Zum Unfallgeschehen wurde im Gericht auch der Rollstuhlfahrer befragt, der damals die Fahrbahn überqueren wollte. "Plötzlich hat es geknallt und ich dachte, mein Leben ist vorbei", berichtete der 85-Jährige. Der Rentner war wegen Gleichgewichtsstörungen auf den Rollstuhl angewiesen und gerade vom Einkaufen gekommen. Der Starnberger nahm den Angeklagten in Schutz, lobte ausdrücklich dessen Verhalten nach dem Unfall und bat das Gericht, kein Fahrverbot zu verhängen. "Es ist wichtig, dass der Doktor seinen Job weiter machen kann. Wir brauchen doch die Notärzte", sagte der Senior. Damit so ein Unfall nicht mehr passiere, trage er jetzt eine "alarmrote Mütze".

Es gehe hier um besondere Umstände, betont die Verteidigerin

Der Staatsanwalt hielt die Aussagen des Unfallopfers für glaubwürdig, das so viel Verständnis für den Angeklagten aufbrachte. Trotzdem forderte der Strafverfolger eine Geldstrafe von 1800 Euro und nach wie vor ein vierwöchiges Fahrverbot. Das wollte die Verteidigerin aber unbedingt verhindern. Denn ein solches Verbot würde bedeuten, dass womöglich nicht alle Notfalldienste besetzt werden könnten. Es gehe hier um besondere Umstände und nicht um "eigensüchtige Motive", betonte die Anwältin.

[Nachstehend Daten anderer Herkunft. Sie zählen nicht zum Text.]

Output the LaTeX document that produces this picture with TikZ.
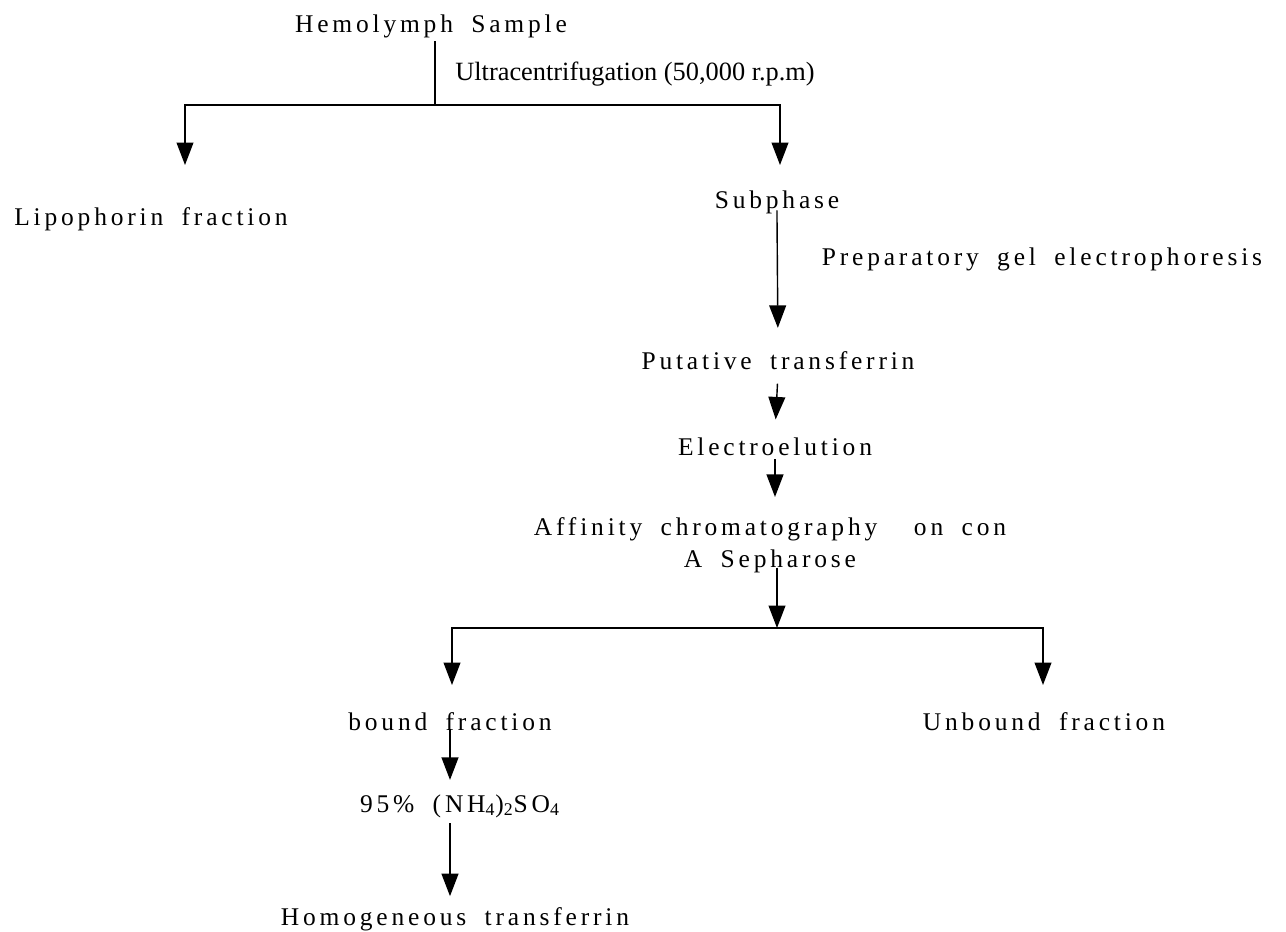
\documentclass[tikz,border=0pt]{standalone}
\usepackage{fontspec}
\setmainfont{Liberation Serif}
\newfontfamily\spaced[LetterSpace=15,WordSpace=1.8]{Liberation Serif}
\usepackage{tikz}
\usetikzlibrary{arrows.meta}
\tikzstyle{stage}=[anchor=base,inner sep=2pt,font=\spaced\fontsize{14.5}{18}\selectfont]
\tikzstyle{note}=[anchor=base west,inner sep=0pt,font=\fontsize{15}{18}\selectfont]
\tikzstyle{flow}=[-{Triangle[width=9.6pt,length=12.8pt]},line width=0.8pt]

\begin{document}
\begin{tikzpicture}[x=0.02cm,y=-0.02cm]
        \useasboundingbox (0,0) rectangle (1286,931);
        \node at ( 431, 32) [stage] (hemo) {Hemolymph Sample};
        \node at ( 455, 80) [note] (ultra) {Ultracentrifugation (50,000 r.p.m)};
        \node at ( 151,225) [stage] (lipo) {Lipophorin fraction};
        \node at ( 777,208) [stage] (sub) {Subphase};
        \node at ( 818,265) [stage,anchor=base west] (prep) {Preparatory gel electrophoresis};
        \node at ( 778,369) [stage] (put) {Putative transferrin};
        \node at ( 775,455) [stage] (elec) {Electroelution};
        \node at ( 770,545) [stage,anchor=center,align=center] (affin) {Affinity chromatography\ \ on con\\A Sepharose};
        \node at ( 450,730) [stage] (bound) {bound fraction};
        \node at (1044,730) [stage] (unbound) {Unbound fraction};
        \node at ( 460,812) [stage] (salt) {95\% (NH\textsubscript{4})\textsubscript{2}SO\textsubscript{4}};
        \node at ( 455,925) [stage] (homo) {Homogeneous transferrin};
        % branch points and arrow ends
        \coordinate (split1) at ( 435,105);
        \coordinate (lipoIn) at ( 185,165);
        \coordinate (subIn) at ( 780,165);
        \coordinate (split2) at ( 777,628);
        \coordinate (boundIn) at ( 452,685);
        \coordinate (unboundIn) at (1043,685);
        \draw [line width=0.8pt] (hemo.south -| split1) -- (split1);
        \draw [flow] (split1) -| (lipoIn);
        \draw [flow] (split1) -| (subIn);
        \draw [flow,shorten <=-4pt,shorten >=11pt] (sub.south) -- (put.north);
        \draw [flow,shorten <=6pt,shorten >=8pt] (put.south) -- (elec.north);
        \draw [flow,shorten >=9.5pt] (elec.south) -- (affin.north -| elec.south);
        \draw [flow,shorten <=-5pt] (affin.south -| split2) -- (split2);
        \draw [flow] (split2) -| (boundIn);
        \draw [flow] (split2) -| (unboundIn);
        \draw [flow,shorten <=-3pt,shorten >=6pt] (bound.south) -- (bound.south |- salt.north);
        \draw [flow,shorten <=1pt,shorten >=4pt] (bound.south |- salt.south) -- (bound.south |- homo.north);
      \end{tikzpicture}
\end{document}
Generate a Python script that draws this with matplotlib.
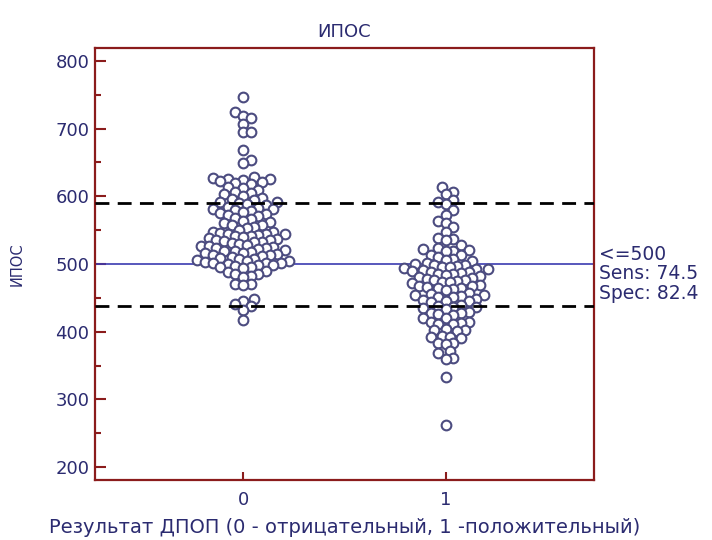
import numpy as np
import matplotlib
matplotlib.use("Agg")
import matplotlib.pyplot as plt
from matplotlib.ticker import MultipleLocator

plt.rcParams['font.family'] = ['DejaVu Sans']

# values
group_labels = ['0', '1']
ipos_neg = [747, 725, 719, 716, 707, 695, 695, 668, 654, 649,
            628, 627, 626, 625, 624, 623, 621, 620, 618,
            614, 612, 610, 607, 605, 603,
            600, 598, 596, 594, 592, 591, 590,
            588, 587, 585, 583, 582, 581, 580,
            578, 577, 575, 574, 572, 571,
            568, 566, 564, 562, 560,
            558, 557, 555, 553, 551,
            548, 547, 546, 545, 545, 544, 543, 542, 541, 540,
            538, 537, 536, 535, 534, 533, 532, 531, 530,
            528, 527, 526, 525, 524, 523, 522, 521,
            520, 519, 518, 517, 516, 515, 514, 513, 512,
            510, 509, 508, 507, 506, 505, 504, 503, 502, 502, 501,
            500, 499, 498, 497, 496, 495, 494,
            490, 488, 486, 485, 483, 481,
            471, 470, 469, 449, 446, 441, 438, 432, 417]
ipos_pos = [614, 606, 603, 594, 591, 588, 580, 572, 563, 560, 555, 547,
            539, 537, 535, 528, 523, 522, 521, 520, 519, 514, 513, 511,
            508, 506, 504, 502,
            500, 499, 498, 497, 496, 495, 494, 493, 492,
            491, 490, 489, 488, 487, 486, 485, 484, 483, 481,
            479, 478, 477, 476, 475, 474, 473, 472,
            469, 468, 467, 466, 465, 464, 463, 462,
            457, 456, 455, 454, 453, 452, 451,
            448, 447, 446, 445, 444,
            439, 438, 437, 436, 435, 434,
            429, 428, 427, 426, 425,
            421, 420,
            415, 414, 413, 412, 411,
            404, 403, 402, 401,
            394, 393, 392, 391,
            384, 383, 382,
            371, 369, 361, 360, 333, 262]
cutoff = 500
upper_ref = 590
lower_ref = 438
criterion_text = ['<=500', 'Sens: 74.5', 'Spec: 82.4']

text_col = '#2b2b70'
frame_col = '#8b1c1c'
dot_col = '#4c4c80'

fig = plt.figure(figsize=(7.12, 5.4), dpi=100)
ax = fig.add_axes([0.1334, 0.111, 0.7008, 0.80])
ax.set_xlim(-0.73, 1.73)
ax.set_ylim(181, 819)


def swarm_offsets(values, ax, spacing_px=7.6):
    # greedy beeswarm in pixel space
    trans = ax.transData
    order = np.argsort(values)
    placed = []
    offsets = np.zeros(len(values))
    px_per_x = trans.transform((1, 0))[0] - trans.transform((0, 0))[0]
    for i in order:
        yp = trans.transform((0, values[i]))[1]
        best = None
        for k in range(0, 60):
            for s in ([0] if k == 0 else [k, -k]):
                xp = s * spacing_px / 2.0
                ok = True
                for (px, py) in placed:
                    if (px - xp) ** 2 + (py - yp) ** 2 < spacing_px ** 2:
                        ok = False
                        break
                if ok:
                    best = xp
                    break
            if best is not None:
                break
        placed.append((best, yp))
        offsets[i] = best / px_per_x
    return offsets


for gi, vals in enumerate([ipos_neg, ipos_pos]):
    vals = np.array(vals, dtype=float)
    off = swarm_offsets(vals, ax)
    ax.plot(gi + off, vals, 'o', ms=7.0, mfc='white', mec=dot_col, mew=1.5,
            zorder=3)

ax.axhline(cutoff, color='#3b3bb0', lw=1.2, zorder=2)
ax.axhline(upper_ref, color='black', lw=2, ls=(0, (5, 3)), zorder=4)
ax.axhline(lower_ref, color='black', lw=2, ls=(0, (5, 3)), zorder=4)

for sp in ax.spines.values():
    sp.set_color(frame_col)
    sp.set_linewidth(1.6)

ax.set_xticks([0, 1])
ax.set_xticklabels(group_labels)
ax.yaxis.set_major_locator(MultipleLocator(100))
ax.yaxis.set_minor_locator(MultipleLocator(50))
ax.tick_params(axis='y', which='major', direction='in', length=8, width=1.5,
               color=frame_col, labelcolor=text_col, labelsize=13, pad=4)
ax.tick_params(axis='y', which='minor', direction='in', length=4, width=1.5,
               color=frame_col)
ax.tick_params(axis='x', which='major', direction='in', length=6, width=1.5,
               color=frame_col, labelcolor=text_col, labelsize=13, pad=8)

ax.set_title('ИПОС', color=text_col, fontsize=13, pad=8)
ax.set_ylabel('ИПОС', color=text_col, fontsize=10.5, labelpad=22)
ax.set_xlabel('Результат ДПОП (0 - отрицательный, 1 -положительный)',
              color=text_col, fontsize=14, labelpad=6)

for j, t in enumerate(criterion_text):
    ax.text(1.01, 0.522 - j * 0.045, t, transform=ax.transAxes,
            color=text_col, fontsize=13.5, va='center', ha='left')

fig.savefig('out.png', dpi=100)
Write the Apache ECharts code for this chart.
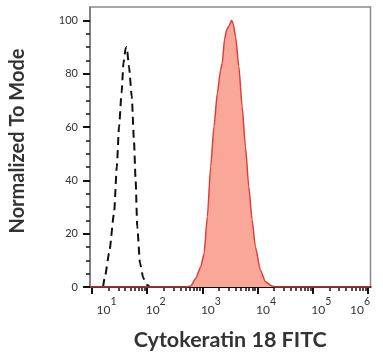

Das Gericht sah daher eine Geldstrafe in diesem speziellen Fall für ausreichend an und verzichtete auf ein Fahrverbot. Dennoch mahnte die Richterin den Angeklagten, das Urteil nicht als "Freifahrtschein" für verkehrswidriges Fahrverhalten aufzufassen. Man müsse zudem froh sein, dass bei dem Unfall nicht mehr passiert sei und der Rentner keine bleibenden Schäden erlitten habe, so das Gericht.